I really wish Warp had beaten Windows 95. It was astounding. The kicker was that the Windows VM in OS/2 was, in some ways, actually more stable than the native apps [1].

> Ironically, if you never ran native OS/2 applications and just ran DOS and Windows apps in a VM, the operating system was much more stable.

[1]: http://arstechnica.com/business/2013/11/half-an-operating-sy...

EDIT: From the same article:

> Meanwhile, Dave Cutler’s team at Microsoft already shipped the first version of Windows NT (version 3.1) in July of 1993. It had higher resource requirements than OS/2, but it also did a lot more: it supported multiple CPUs, and it was multiplatform, ridiculously stable and fault-tolerant, fully 32-bit with an advanced 64-bit file system, and compatible with Windows applications. (It even had networking built in.) Windows NT 3.5 was released a year later, and a major new release with the Windows 95 user interface was planned for 1996. While Windows NT struggled to find a market in the early days of its life, it did everything it was advertised to do and ended up merging with the consumer Windows 9x series by 2001 with the release of Windows XP.

2 comments

OS/2 had a much nicer API (such as a message loop that did not need a Window), it was very stable, but it was also more expensive.
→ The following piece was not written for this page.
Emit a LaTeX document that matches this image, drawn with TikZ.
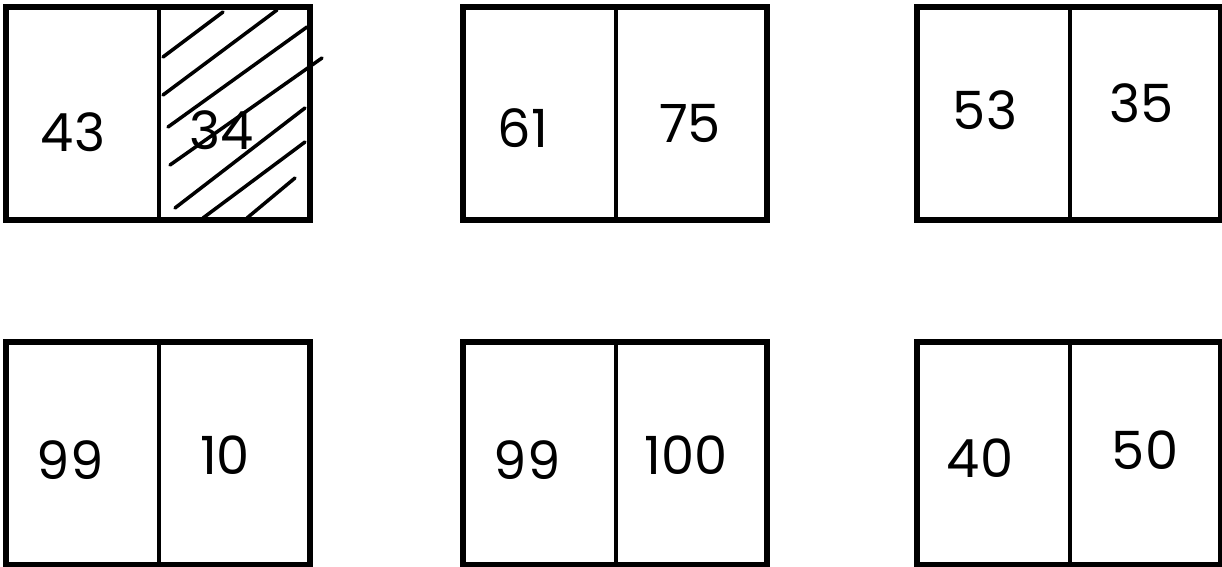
\documentclass[tikz,border=0pt]{standalone}
\usepackage{fontspec}
\setmainfont{Poppins}
\begin{document}
\begin{tikzpicture}[x=0.02cm,y=-0.02cm,line cap=round,
  frame/.style={line width=3.2pt},
  split/.style={line width=2.6pt},
  hatch/.style={line width=2pt},
  num/.style={font=\fontsize{30}{34}\selectfont}]
\useasboundingbox (0,0) rectangle (1222,567);
% boxes, top row and bottom row
\foreach \x in {6,463,917}{
    \draw[frame] (\x,7) rectangle ++(304,213);
    \draw[split] (\x+153,7)--++(0,213);
    \draw[frame] (\x,342) rectangle ++(304,223);
    \draw[split] (\x+153,342)--++(0,223);
}
% shading of the second half
\draw[hatch] (163,57)--(223,12);
\draw[hatch] (163,95)--(277,10);
\draw[hatch] (168,127)--(307,27);
\draw[hatch] (170,165)--(322,58);
\draw[hatch] (175,208)--(305,108);
\draw[hatch] (203,218)--(305,142);
\draw[hatch] (247,218)--(295,178);
% numbers
\node[num] (a1) at (73,132) {43};
\node[num] (a2) at (222,130) {34};
\node[num] (b1) at (523,128) {61};
\node[num] (b2) at (690,123) {75};
\node[num] (c1) at (985,110) {53};
\node[num] (c2) at (1142,103) {35};
\node[num] (d1) at (70,460) {99};
\node[num] (d2) at (225,455) {10};
\node[num] (e1) at (527,460) {99};
\node[num] (e2) at (686,455) {100};
\node[num] (f1) at (980,458) {40};
\node[num] (f2) at (1145,450) {50};
\end{tikzpicture}
\end{document}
The early versions had no GUI and hardly any applications. I tried an early version, but the only software I could find for it in my student network was a FORTRAN compiler :-). Pricing, lack of application software, and the alternative of Microsoft Office on Windows 95 killed it.

Personally I hated Windows 95. It introduced changes to Windows NT 4 that made the OS much less reliable. It took many years for the consumer market to get away from 16 bit Windows, in which both OS/2 and Windows NT were niche products.

That OS/2 2.0 fiasco is one of my favorite topic, with NT originally being "NT OS/2". I have a bad opinion of it.